Instruction: Without the pictures, can you quote each line below exactly?

Given information:
#####

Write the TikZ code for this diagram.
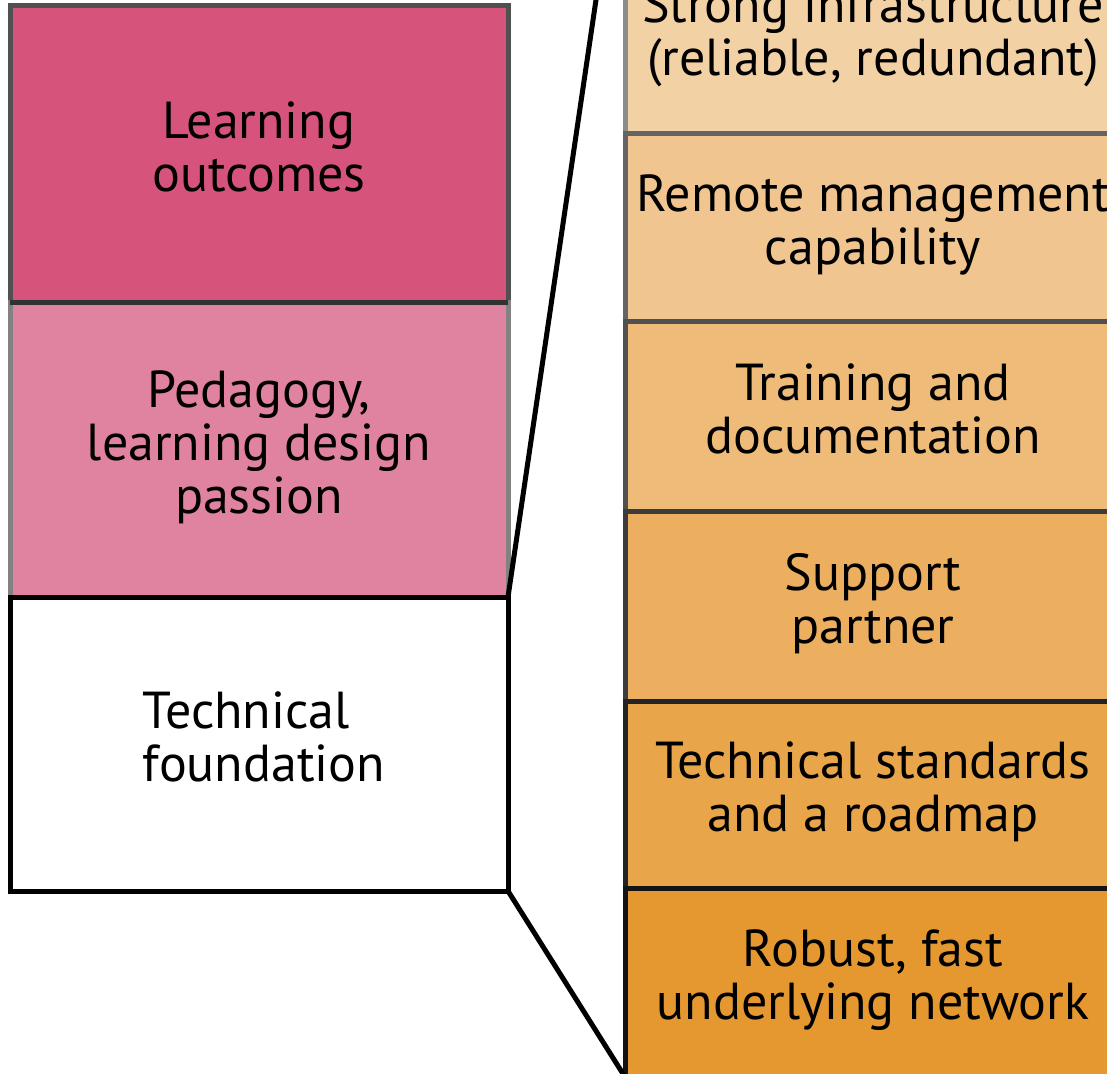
\documentclass[tikz,border=0pt]{standalone}
\usepackage{fontspec}
\setmainfont{PT Sans}
\definecolor{outcomesfill}{RGB}{214,83,124}
\definecolor{pedagogyfill}{RGB}{224,131,160}
\definecolor{infrafill}{RGB}{242,209,165}
\definecolor{remotefill}{RGB}{240,197,143}
\definecolor{trainingfill}{RGB}{239,187,120}
\definecolor{supportfill}{RGB}{236,175,95}
\definecolor{standardsfill}{RGB}{233,165,74}
\definecolor{networkfill}{RGB}{229,151,48}
\definecolor{gray1}{RGB}{140,140,140}
\definecolor{gray2}{RGB}{100,100,100}
\definecolor{gray3}{RGB}{80,80,80}
\definecolor{gray4}{RGB}{60,60,60}
\definecolor{gray5}{RGB}{35,35,35}
\definecolor{gray6}{RGB}{20,20,20}
\definecolor{pedagogyedge}{RGB}{130,130,130}
\definecolor{seamline}{RGB}{50,50,50}
% multi-line layer captions, centred or flush left
\newcommand\layertext[1]{\begin{tabular}{@{}c@{}}#1\end{tabular}}
\newcommand\layertextleft[1]{\begin{tabular}{@{\hspace{10pt}}l@{}}#1\end{tabular}}
\begin{document}
\begin{tikzpicture}[x=1pt,y=-1pt,
  layer/.style={rectangle, outer sep=0pt, inner sep=0pt, line width=5pt,
    font=\fontsize{52}{53}\selectfont},
  leftbox/.style={layer, minimum width=498pt},
  rightbox/.style={layer, minimum width=496pt},
  zoomline/.style={line width=5pt, black}]
\useasboundingbox (0,0) rectangle (1107,1073);
\clip (0,0) rectangle (1107,1073);

% left stack
\node[leftbox, minimum height=296pt, fill=outcomesfill, draw=gray3]
  (outcomes) at (259,154) {\layertext{Learning\\outcomes}};
\node[leftbox, minimum height=295pt, fill=pedagogyfill, draw=pedagogyedge]
  (pedagogy) at (259,449.5) {\layertext{Pedagogy,\\learning design\\passion}};
\draw[line width=5pt, seamline] (outcomes.south west) -- (outcomes.south east);
\node[leftbox, minimum height=294pt, fill=white, draw=black]
  (foundation) at (259,744) {\layertextleft{Technical\\foundation}};

% right stack
\node[rightbox, minimum height=189pt, fill=infrafill, draw=gray1]
  (infra) at (873,38.5) {\layertext{Strong infrastructure\\(reliable, redundant)}};
\node[rightbox, minimum height=188pt, fill=remotefill, draw=gray2]
  (remote) at (873,227) {\layertext{Remote management\\capability}};
\node[rightbox, minimum height=190pt, fill=trainingfill, draw=gray3]
  (training) at (873,416) {\layertext{Training and\\documentation}};
\node[rightbox, minimum height=190pt, fill=supportfill, draw=gray4]
  (support) at (873,606) {\layertext{Support\\partner}};
\node[rightbox, minimum height=187pt, fill=standardsfill, draw=gray5]
  (standards) at (873,794.5) {\layertext{Technical standards\\and a roadmap}};
\node[rightbox, minimum height=189pt, fill=networkfill, draw=gray6]
  (network) at (873,982.5) {\layertext{Robust, fast\\underlying network}};

% zoom connectors from the foundation layer to the detailed stack
\coordinate (zoomtop) at (625,-197);
\draw[zoomline] (foundation.north east) -- (zoomtop);
\draw[zoomline] (foundation.south east) -- (network.south west);
\end{tikzpicture}
\end{document}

#####

Output of the task:
Write the TikZ code for this diagram.
\documentclass[tikz,border=0pt]{standalone}
\usepackage{fontspec}
\setmainfont{PT Sans}
\definecolor{outcomesfill}{RGB}{214,83,124}
\definecolor{pedagogyfill}{RGB}{224,131,160}
\definecolor{infrafill}{RGB}{242,209,165}
\definecolor{remotefill}{RGB}{240,197,143}
\definecolor{trainingfill}{RGB}{239,187,120}
\definecolor{supportfill}{RGB}{236,175,95}
\definecolor{standardsfill}{RGB}{233,165,74}
\definecolor{networkfill}{RGB}{229,151,48}
\definecolor{gray1}{RGB}{140,140,140}
\definecolor{gray2}{RGB}{100,100,100}
\definecolor{gray3}{RGB}{80,80,80}
\definecolor{gray4}{RGB}{60,60,60}
\definecolor{gray5}{RGB}{35,35,35}
\definecolor{gray6}{RGB}{20,20,20}
\definecolor{pedagogyedge}{RGB}{130,130,130}
\definecolor{seamline}{RGB}{50,50,50}
% multi-line layer captions, centred or flush left
\newcommand\layertext[1]{\begin{tabular}{@{}c@{}}#1\end{tabular}}
\newcommand\layertextleft[1]{\begin{tabular}{@{\hspace{10pt}}l@{}}#1\end{tabular}}
\begin{document}
\begin{tikzpicture}[x=1pt,y=-1pt,
  layer/.style={rectangle, outer sep=0pt, inner sep=0pt, line width=5pt,
    font=\fontsize{52}{53}\selectfont},
  leftbox/.style={layer, minimum width=498pt},
  rightbox/.style={layer, minimum width=496pt},
  zoomline/.style={line width=5pt, black}]
\useasboundingbox (0,0) rectangle (1107,1073);
\clip (0,0) rectangle (1107,1073);

% left stack
\node[leftbox, minimum height=296pt, fill=outcomesfill, draw=gray3]
  (outcomes) at (259,154) {\layertext{Learning\\outcomes}};
\node[leftbox, minimum height=295pt, fill=pedagogyfill, draw=pedagogyedge]
  (pedagogy) at (259,449.5) {\layertext{Pedagogy,\\learning design\\passion}};
\draw[line width=5pt, seamline] (outcomes.south west) -- (outcomes.south east);
\node[leftbox, minimum height=294pt, fill=white, draw=black]
  (foundation) at (259,744) {\layertextleft{Technical\\foundation}};

% right stack
\node[rightbox, minimum height=189pt, fill=infrafill, draw=gray1]
  (infra) at (873,38.5) {\layertext{Strong infrastructure\\(reliable, redundant)}};
\node[rightbox, minimum height=188pt, fill=remotefill, draw=gray2]
  (remote) at (873,227) {\layertext{Remote management\\capability}};
\node[rightbox, minimum height=190pt, fill=trainingfill, draw=gray3]
  (training) at (873,416) {\layertext{Training and\\documentation}};
\node[rightbox, minimum height=190pt, fill=supportfill, draw=gray4]
  (support) at (873,606) {\layertext{Support\\partner}};
\node[rightbox, minimum height=187pt, fill=standardsfill, draw=gray5]
  (standards) at (873,794.5) {\layertext{Technical standards\\and a roadmap}};
\node[rightbox, minimum height=189pt, fill=networkfill, draw=gray6]
  (network) at (873,982.5) {\layertext{Robust, fast\\underlying network}};

% zoom connectors from the foundation layer to the detailed stack
\coordinate (zoomtop) at (625,-197);
\draw[zoomline] (foundation.north east) -- (zoomtop);
\draw[zoomline] (foundation.south east) -- (network.south west);
\end{tikzpicture}
\end{document}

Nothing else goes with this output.